A man lies on his belly in the shape of a cross. Another man, naked, hangs over him, dangling nearly cruciform from a horizontal pole. The naked man descends, walks to the other’s head and slowly squats. The prone man rises, revealing that he has a horse’s tail. The two men merge into the form of a centaur.
This is the arresting opening of “Jamelgos,” a work by the Mexican choreographer Diego Vega Solorza that had its world premiere at the Joyce Theater on Tuesday as part of Limón Dance Company’s early start on its 80th anniversary season. (The company was founded in 1946.)
The opening is arresting especially for its potential connections to the work of José Limón, whose dances had an ambivalent attitude toward Catholic iconography and often focused on a power struggle between two men. That Vega Solorza, well known in his country but not here, is from the same region of Mexico as the Americanized Limón is the kind of resonance that a legacy company looks for when trying to freshen its repertory.
The rest of “Jamelgos,” alas, is a disappointment. Out of fog more dancers emerge, with white ponytails on their heads and rears. (“Jamelgos” is slang for emaciated horses.) They wear hooded leather jerkins that expose their midriffs and upper thighs. In a series of fade-in-fade-out scenes, they swish their tails in bands of light and strike martial poses in fast and slow motion.
Last year, Vega Solorza sold props and costumes from his works at Art Basel Miami Beach, and those for “Jamelgos” (by Julio César Delgado) have a fetishistic allure. It’s the choreography that’s lacking. You might think there’s nothing worse than boring, joyless depictions of group sex, but then strobe lights start flashing.
In a program note, Vega Solorza presents all this as a rebellion against fixed ideas of masculine strength. But a rebellion in dance requires more kinetic imagination. That goes for revivals, too. On this program, “Jamelgos” is paired with a new production of Limón’s “The Emperor Jones” (1956) that seeks to downplay race and dial up homoerotic subtext. Such re-examinations of the company’s classics are permissible, even necessary, yet this one doesn’t come to life.
“The Emperor Jones” is based on Eugene O’Neill’s 1920 play about a Pullman porter who convinces the people of a Caribbean island to make him emperor. This revival changes the setting to an urban one, outfits its protagonist with a fedora and exchanges his throne for an outsized leather armchair. The intended effect, I think, is to evoke film versions of “Scarface,” but the giant chair makes Jones (Johnson Guo) look more like a boy playing dress up.
Jones is a pretender, yes, but he nevertheless needs believable prowess and physical charisma. In the film of Limón in the role, the choreographer conveys a prideful pleasure in motion that Guo’s performance misses, the shading that creates character.

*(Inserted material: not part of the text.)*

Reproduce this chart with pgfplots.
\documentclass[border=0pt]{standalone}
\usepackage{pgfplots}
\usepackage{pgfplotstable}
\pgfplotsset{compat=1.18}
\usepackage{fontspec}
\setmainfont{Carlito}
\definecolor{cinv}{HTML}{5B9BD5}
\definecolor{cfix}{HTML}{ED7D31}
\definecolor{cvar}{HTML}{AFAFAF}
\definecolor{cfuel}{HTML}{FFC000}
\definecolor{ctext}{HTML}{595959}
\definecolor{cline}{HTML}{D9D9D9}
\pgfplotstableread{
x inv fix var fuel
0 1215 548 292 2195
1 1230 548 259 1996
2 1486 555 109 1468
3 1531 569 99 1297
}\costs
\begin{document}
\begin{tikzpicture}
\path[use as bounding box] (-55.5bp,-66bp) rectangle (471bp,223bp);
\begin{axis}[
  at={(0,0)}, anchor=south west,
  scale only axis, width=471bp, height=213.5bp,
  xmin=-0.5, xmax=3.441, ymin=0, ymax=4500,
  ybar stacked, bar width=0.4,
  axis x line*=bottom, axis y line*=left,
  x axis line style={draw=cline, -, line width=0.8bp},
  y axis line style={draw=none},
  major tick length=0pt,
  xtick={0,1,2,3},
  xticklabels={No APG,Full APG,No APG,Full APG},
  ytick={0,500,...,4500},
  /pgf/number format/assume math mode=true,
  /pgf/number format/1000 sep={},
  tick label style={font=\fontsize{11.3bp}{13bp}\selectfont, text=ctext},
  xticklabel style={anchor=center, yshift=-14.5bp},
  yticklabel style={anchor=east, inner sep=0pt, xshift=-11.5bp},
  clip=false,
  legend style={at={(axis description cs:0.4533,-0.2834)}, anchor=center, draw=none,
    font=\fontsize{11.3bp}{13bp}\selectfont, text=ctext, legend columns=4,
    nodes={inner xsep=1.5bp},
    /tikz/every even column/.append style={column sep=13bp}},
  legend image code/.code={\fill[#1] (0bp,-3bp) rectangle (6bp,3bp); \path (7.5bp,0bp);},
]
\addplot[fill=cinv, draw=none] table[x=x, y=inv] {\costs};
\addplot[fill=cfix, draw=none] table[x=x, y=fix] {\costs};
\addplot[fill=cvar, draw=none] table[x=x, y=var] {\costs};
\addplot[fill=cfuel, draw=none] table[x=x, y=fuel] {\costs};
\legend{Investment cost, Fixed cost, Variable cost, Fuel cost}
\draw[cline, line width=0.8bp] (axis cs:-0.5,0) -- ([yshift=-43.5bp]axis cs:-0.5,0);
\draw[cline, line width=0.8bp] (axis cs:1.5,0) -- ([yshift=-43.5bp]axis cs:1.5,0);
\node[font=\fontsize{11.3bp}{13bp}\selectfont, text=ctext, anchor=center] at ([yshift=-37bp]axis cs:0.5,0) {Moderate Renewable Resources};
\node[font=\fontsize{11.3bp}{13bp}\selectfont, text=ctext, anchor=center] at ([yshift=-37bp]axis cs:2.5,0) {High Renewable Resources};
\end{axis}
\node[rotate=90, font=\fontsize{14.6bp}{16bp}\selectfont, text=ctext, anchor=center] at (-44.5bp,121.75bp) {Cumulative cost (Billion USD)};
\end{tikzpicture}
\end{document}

I was concerned that an amplification of subtext would make Limón’s work, not the most subtle to begin with, unbearably broad. And this production does overemphasize the gun hanging between Jones’s legs to a cartoonish degree. But I would have welcomed more homoerotic tension between Guo and Joey Columbus as the manipulating Man in White (originally the White Man). Any kind of tension would have helped. For all its updating, the production feels dutiful, not fully inhabited.
Dante Puleio, the Limón company’s artistic director, is clearly trying to shake up the troupe’s fusty image. More power to him. Relevance matters to the survival of institutions like this. Fully imagined and embodied dancing matters more, though.
Limón Dance Company
Through Sunday at the Joyce Theater; joyce.org.